By Ian McEwan. In late 1940, 19-year-old Cathy Raine (Harriet Walter), lives a dull, stifling lower middle class existence in Frinton with an oppressive father and an only slightly more considerate boyfriend. Her only consolation is the family piano, on which she repeatedly tries to play Mozart’s Fantasia. As the war effort steps up, she turns down the usual route for local girls working at the munitions factory, and, wanting to ’make a difference’, joins the ATS, mush to her dad’s consternation. After basic training, during which she befriends working class Mary (Brenda Blethyn) she’s inducted into a wireless listening station, taking down Nazi Morse transmissions of the Enigma code.
She becomes quickly disenchanted by this mind-numbing work. Seeking brief respite in a pub, Cathy and Mary share a drink, oblivious of the atmosphere-killing effect they’re having on this men’s realm. The publican approaches them to force them to leave, and gets a swift knee in the bollocks for his trouble. Such behaviour is, in the (male) major’s view, “more serious than rape, wouldn’t you say?” and she’s moved to Bletchley Park, the code-breaking centre of operations, to do menial mopping and tea making. There, some Cambridge mathematics dons, among them Turner (Nicholas Le Provost) discuss ’thinking machines’ and a test called The Imitation Game – a man and a woman sending messages to a third party, both of them trying to convince him/her they are the woman.
Hearing her playing Fantasia in an empty mess room, Turner later approaches Cathy and, for the first time since moving to Bletchley, she’s engaged in conversation, an of an unexpectedly kind variety. Eventually, they go to bed together, but for Turner (who, it’s been implied, is a deeply repressed homosexual) it all comes to nought, and he reverts to male type with a paranoid harangue (‘You wanted to humiliate me and you’ve succeeded. You hate your own job and you’re jealous of me for mine.’) Shortly after, Cathy is caught in Turner’s room perusing Top Secret documents and is incarcerated in military prison for the rest of the war. Lastly, she’s given a package from Turner – the Fantasia sheet music from the mess.
It’s perhaps surprising that two Play for Today entries (Licking Hitler in ‘78 being the other) should cover what seems superficially the same topic – young girl goes to war and finds the glass ceiling is still very much in place – but they’re very different in tone and temperament. Hare’s play hooked into class obsessions as a root cause of sexual abuse, but here there’s more a feeling of intense repression – of secrets, women, and homosexuality (Turner is based loosely on Alan Turing, about whose life this play was originally going to be, until McEwan’s research moved into other areas).

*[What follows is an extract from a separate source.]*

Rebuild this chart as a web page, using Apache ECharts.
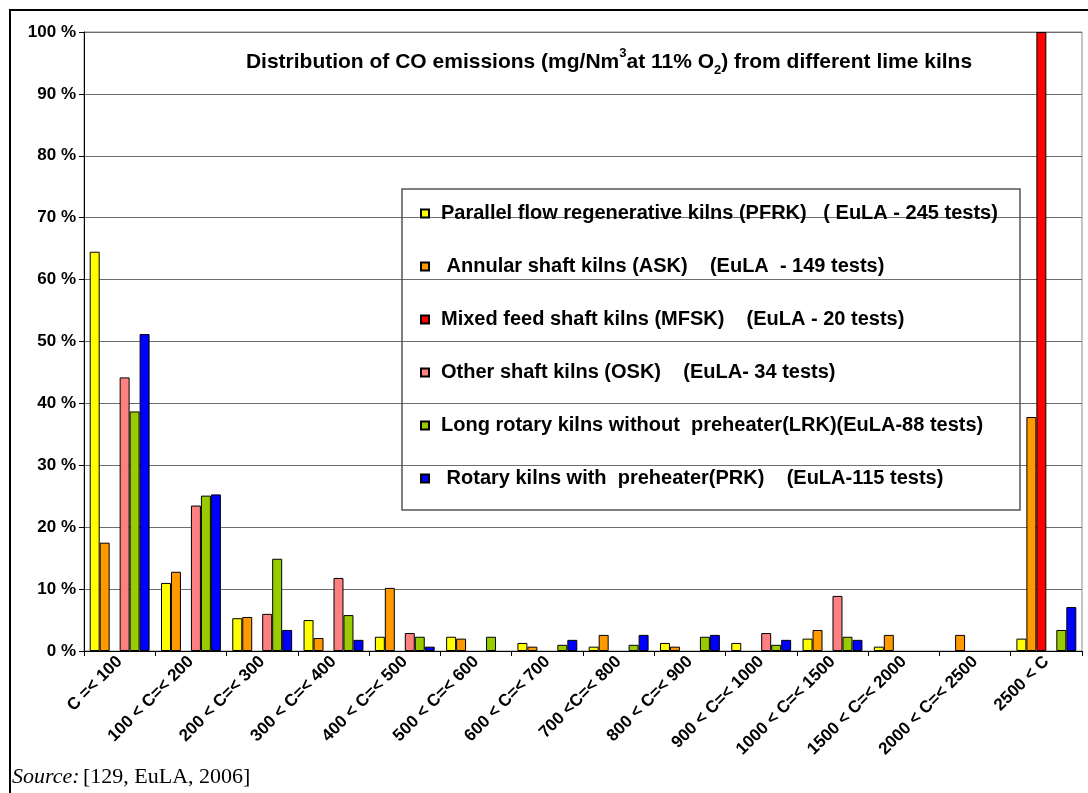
<!DOCTYPE html>
<html><head><meta charset="utf-8">
<script src="https://cdn.jsdelivr.net/npm/echarts@6/dist/echarts.min.js"></script>
<style>html,body{margin:0;padding:0;background:#fff}#c{width:1088px;height:793px}</style>
</head><body><div id="c"></div>
<script>
const categories = ['C =< 100','100 < C=< 200','200 < C=< 300','300 < C=< 400','400 < C=< 500','500 < C=< 600','600 < C=< 700','700 <C=< 800','800 < C=< 900','900 < C=< 1000','1000 < C=< 1500','1500 < C=< 2000','2000 < C=< 2500','2500 < C'];
const seriesNames = [
  'Parallel flow regenerative kilns (PFRK)   ( EuLA - 245 tests)',
  ' Annular shaft kilns (ASK)    (EuLA  - 149 tests)',
  'Mixed feed shaft kilns (MFSK)    (EuLA - 20 tests)',
  'Other shaft kilns (OSK)    (EuLA- 34 tests)',
  'Long rotary kilns without  preheater(LRK)(EuLA-88 tests)',
  ' Rotary kilns with  preheater(PRK)    (EuLA-115 tests)'
];
const seriesColors = ['#FFFF00','#FF9900','#FF0000','#FF8080','#99CC00','#0000FF'];
const pfrk = [64.5, 11.0, 5.3, 5.0, 2.3, 2.3, 1.3, 0.7, 1.3, 1.3, 2.0, 0.7, 0, 2.0];
const ask  = [17.5, 12.8, 5.5, 2.1, 10.2, 2.0, 0.7, 2.6, 0.7, 0, 3.4, 2.6, 2.6, 37.8];
const mfsk = [0, 0, 0, 0, 0, 0, 0, 0, 0, 0, 0, 0, 0, 100];
const osk  = [44.2, 23.5, 6.0, 11.8, 2.9, 0, 0, 0, 0, 2.9, 8.9, 0, 0, 0];
const lrk  = [38.7, 25.1, 14.9, 5.8, 2.3, 2.3, 1.0, 1.0, 2.3, 1.0, 2.3, 0, 0, 3.4];
const prk  = [51.2, 25.3, 3.4, 1.8, 0.7, 0, 1.8, 2.6, 2.6, 1.8, 1.8, 0, 0, 7.1];
const allSeries = [pfrk, ask, mfsk, osk, lrk, prk];
const yMin = 0, yMax = 100, yStep = 10;

const chart = echarts.init(document.getElementById('c'), null, {renderer:'canvas'});
const FONT = 'Arial, "Liberation Sans", sans-serif';
const SERIF = '"Liberation Serif", "Times New Roman", serif';
chart.setOption({
  animation: false,
  backgroundColor: '#fff',
  grid: {left: 84, right: 6, top: 32, bottom: 142, show: true, borderColor: '#8a8a8a', borderWidth: 1},
  legend: {
    orient: 'vertical', left: 420, top: 201.5, padding: 0, itemGap: 29,
    itemWidth: 8, itemHeight: 8, icon: 'rect',
    data: seriesNames,
    textStyle: {fontFamily: FONT, fontWeight: 'bold', fontSize: 20, color: '#000', lineHeight: 24, padding: [0,0,0,7]}
  },
  xAxis: {
    type: 'category', data: categories,
    axisLine: {lineStyle: {color: '#000', width: 1}},
    axisTick: {show: true, length: 5, lineStyle: {color: '#000'}},
    axisLabel: {rotate: 45, interval: 0, margin: 8, fontFamily: FONT, fontWeight: 'bold', fontSize: 17, color: '#000'}
  },
  yAxis: {
    type: 'value', min: yMin, max: yMax, interval: yStep,
    axisLine: {show: true, lineStyle: {color: '#000', width: 1}},
    axisTick: {show: true, length: 5, lineStyle: {color: '#000'}},
    axisLabel: {formatter: '{value} %', margin: 8, fontFamily: FONT, fontWeight: 'bold', fontSize: 17, color: '#000'},
    splitLine: {lineStyle: {color: '#6e6e6e', width: 1}}
  },
  series: allSeries.map((arr, i) => ({
    name: seriesNames[i], type: 'bar',
    data: arr.map(v => v === 0 ? '-' : v),
    barGap: '0%', barCategoryGap: '16%',
    itemStyle: {color: seriesColors[i], borderColor: '#000', borderWidth: 1}
  })),
  graphic: [
    {type: 'rect', shape: {x: 402, y: 189, width: 618, height: 321}, style: {fill: 'none', stroke: '#555', lineWidth: 1.5}, z: 1},
    {type: 'line', shape: {x1: 10, y1: 10, x2: 10, y2: 793}, style: {stroke: '#000', lineWidth: 2}},
    {type: 'line', shape: {x1: 9, y1: 10, x2: 1088, y2: 10}, style: {stroke: '#000', lineWidth: 2}},
    {type: 'text', x: 609, y: 47, style: {
      text: '{a|Distribution of CO emissions (mg/Nm}{s|3}{a|at 11% O}{d|2}{a|) from different lime kilns}',
      align: 'center',
      rich: {
        a: {fontFamily: FONT, fontWeight: 'bold', fontSize: 21, lineHeight: 30, fill: '#000'},
        s: {fontFamily: FONT, fontWeight: 'bold', fontSize: 13, lineHeight: 20, verticalAlign: 'top', fill: '#000'},
        d: {fontFamily: FONT, fontWeight: 'bold', fontSize: 13, lineHeight: 20, verticalAlign: 'bottom', fill: '#000'}
      }
    }},
    {type: 'text', x: 12, y: 766, style: {
      text: '{i|Source:} {n|[129, EuLA, 2006]}',
      rich: {
        i: {fontFamily: SERIF, fontStyle: 'italic', fontSize: 22, fill: '#000'},
        n: {fontFamily: SERIF, fontSize: 22, fill: '#000'}
      }
    }}
  ]
});
</script></body></html>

Cathy’s home life, with a Moseley-sympathising father ruling the front room from his armchair, is something she’s desperate to get away from, but the war is not the liberating adventure she naively hoped for. It’s just the same. As she rises, haphazardly, through the code breaking Project ultra, from the peripheral wireless station to the centre of all things, the brilliant Turner, the isolation and feeling she doesn’t belong grows only deeper, until the ultimate isolation is forced upon her. Some of the personal touches are wonderful here – the rough and ready ATS girls forcing a ‘slag’ amongst their number (Belinda Lang) into a bath, the hilarious (and no doubt pretty spot on) lecture to male NCOs on how to deal with women in the army (ignore their crying, don’t let them stand up for too long etc.) delivered by – who else? – Officer Patricia Routeledge, and Cathy’s last contact with Mary via a telephone – an instrument neither of them have much experience of, giving their final goodbyes a halting, shouty quality that’s all the more poignant.
Finely played by all the cast, and sensitively shot entirely on location by Richard Eyre, The Imitation Game, alongside Licking Hitler, is a great example of how Play for Today could return to the same subject and extract an entirely different world from it, where other channels would have just said ‘that’s been done’.